_What the exercise asks_.
Leave out any picture and return the remaining listing below exactly as given.
== Data
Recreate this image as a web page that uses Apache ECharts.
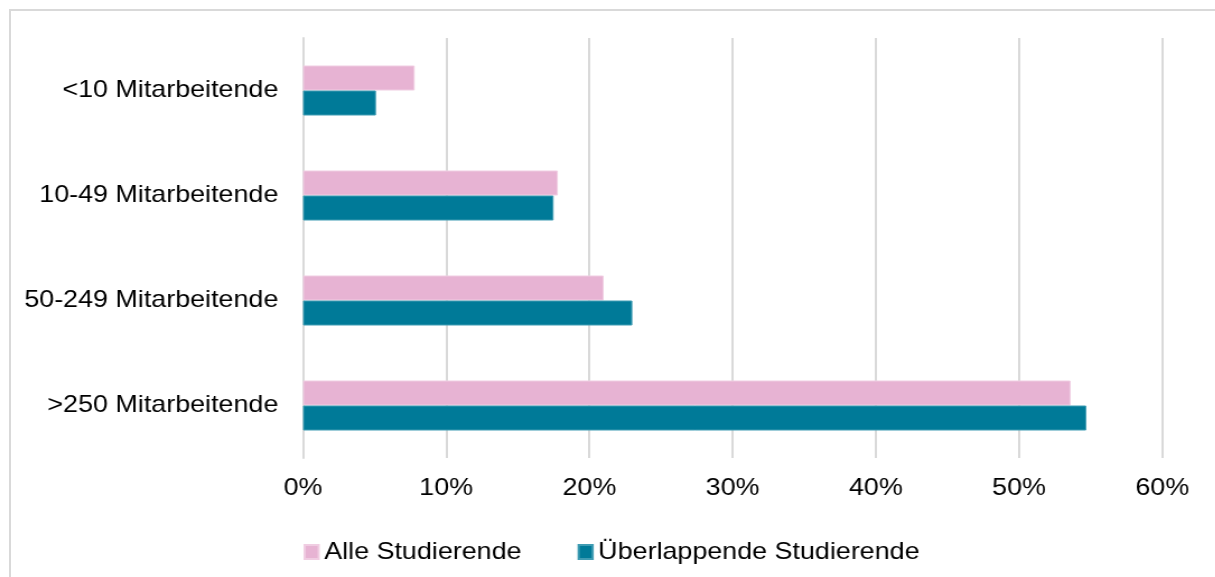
<!DOCTYPE html>
<html>
<head>
<meta charset="utf-8">
<script src="https://cdn.jsdelivr.net/npm/echarts@6/dist/echarts.min.js"></script>
<style>
  html, body { margin: 0; padding: 0; background: #fff; overflow: hidden; }
  #frame { position: absolute; left: 9px; top: 9px; width: 1400px; height: 800px;
           border-top: 2px solid #d9d9d9; border-left: 2px solid #d9d9d9; }
  /* the source picture is a bit stretched sideways, so the chart is too */
  #main { position: absolute; left: 0; top: 0; width: 1084.8px; height: 577px;
          transform: scaleX(1.12); transform-origin: 0 0; }
</style>
</head>
<body>
<div id="frame"></div>
<div id="main"></div>
<script>
var categories = ['<10 Mitarbeitende', '10-49 Mitarbeitende', '50-249 Mitarbeitende', '>250 Mitarbeitende'];
var alleStudierende = [7.8, 17.8, 21.0, 53.6];
var ueberlappende = [5.1, 17.5, 23.0, 54.7];
var tickLabels = ['0%', '10%', '20%', '30%', '40%', '50%', '60%'];

var myChart = echarts.init(document.getElementById('main'));
var font = 'Liberation Sans, Arial, sans-serif';

var option = {
    backgroundColor: 'transparent',
    animation: false,
    grid: {
        left: 270.5,
        right: 47.3,
        top: 38,
        bottom: 119
    },
    legend: {
        left: 266,
        top: 535,
        itemWidth: 12.5,
        itemHeight: 14,
        itemGap: 50,
        icon: 'rect',
        textStyle: { fontFamily: font, fontSize: 24, color: '#000' },
        data: ['Alle Studierende', 'Überlappende Studierende']
    },
    xAxis: {
        type: 'value',
        min: 0,
        max: 60,
        interval: 10,
        axisLine: { show: false },
        axisTick: { show: false },
        splitLine: { lineStyle: { color: '#d9d9d9', width: 2 } },
        axisLabel: {
            margin: 18,
            fontFamily: font,
            fontSize: 24,
            color: '#000',
            formatter: function (v) { return tickLabels[Math.round(v / 10)]; }
        }
    },
    yAxis: {
        type: 'category',
        inverse: true,
        data: categories,
        axisLine: { show: true, lineStyle: { color: '#d9d9d9', width: 2 } },
        axisTick: { show: false },
        axisLabel: { margin: 22, fontFamily: font, fontSize: 24, color: '#000' }
    },
    series: [{
        name: 'Alle Studierende',
        type: 'bar',
        data: alleStudierende,
        barWidth: 25,
        barGap: '0%',
        itemStyle: { color: '#e7b3d3', borderColor: '#f0cde2', borderWidth: 1 }
    }, {
        name: 'Überlappende Studierende',
        type: 'bar',
        data: ueberlappende,
        barWidth: 25,
        barGap: '0%',
        itemStyle: { color: '#007a98', borderColor: '#3f9cb3', borderWidth: 1 }
    }]
};
myChart.setOption(option);
</script>
</body>
</html>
====
_Result of this task_.
Recreate this image as a web page that uses Apache ECharts.
<!DOCTYPE html>
<html>
<head>
<meta charset="utf-8">
<script src="https://cdn.jsdelivr.net/npm/echarts@6/dist/echarts.min.js"></script>
<style>
  html, body { margin: 0; padding: 0; background: #fff; overflow: hidden; }
  #frame { position: absolute; left: 9px; top: 9px; width: 1400px; height: 800px;
           border-top: 2px solid #d9d9d9; border-left: 2px solid #d9d9d9; }
  /* the source picture is a bit stretched sideways, so the chart is too */
  #main { position: absolute; left: 0; top: 0; width: 1084.8px; height: 577px;
          transform: scaleX(1.12); transform-origin: 0 0; }
</style>
</head>
<body>
<div id="frame"></div>
<div id="main"></div>
<script>
var categories = ['<10 Mitarbeitende', '10-49 Mitarbeitende', '50-249 Mitarbeitende', '>250 Mitarbeitende'];
var alleStudierende = [7.8, 17.8, 21.0, 53.6];
var ueberlappende = [5.1, 17.5, 23.0, 54.7];
var tickLabels = ['0%', '10%', '20%', '30%', '40%', '50%', '60%'];

var myChart = echarts.init(document.getElementById('main'));
var font = 'Liberation Sans, Arial, sans-serif';

var option = {
    backgroundColor: 'transparent',
    animation: false,
    grid: {
        left: 270.5,
        right: 47.3,
        top: 38,
        bottom: 119
    },
    legend: {
        left: 266,
        top: 535,
        itemWidth: 12.5,
        itemHeight: 14,
        itemGap: 50,
        icon: 'rect',
        textStyle: { fontFamily: font, fontSize: 24, color: '#000' },
        data: ['Alle Studierende', 'Überlappende Studierende']
    },
    xAxis: {
        type: 'value',
        min: 0,
        max: 60,
        interval: 10,
        axisLine: { show: false },
        axisTick: { show: false },
        splitLine: { lineStyle: { color: '#d9d9d9', width: 2 } },
        axisLabel: {
            margin: 18,
            fontFamily: font,
            fontSize: 24,
            color: '#000',
            formatter: function (v) { return tickLabels[Math.round(v / 10)]; }
        }
    },
    yAxis: {
        type: 'category',
        inverse: true,
        data: categories,
        axisLine: { show: true, lineStyle: { color: '#d9d9d9', width: 2 } },
        axisTick: { show: false },
        axisLabel: { margin: 22, fontFamily: font, fontSize: 24, color: '#000' }
    },
    series: [{
        name: 'Alle Studierende',
        type: 'bar',
        data: alleStudierende,
        barWidth: 25,
        barGap: '0%',
        itemStyle: { color: '#e7b3d3', borderColor: '#f0cde2', borderWidth: 1 }
    }, {
        name: 'Überlappende Studierende',
        type: 'bar',
        data: ueberlappende,
        barWidth: 25,
        barGap: '0%',
        itemStyle: { color: '#007a98', borderColor: '#3f9cb3', borderWidth: 1 }
    }]
};
myChart.setOption(option);
</script>
</body>
</html>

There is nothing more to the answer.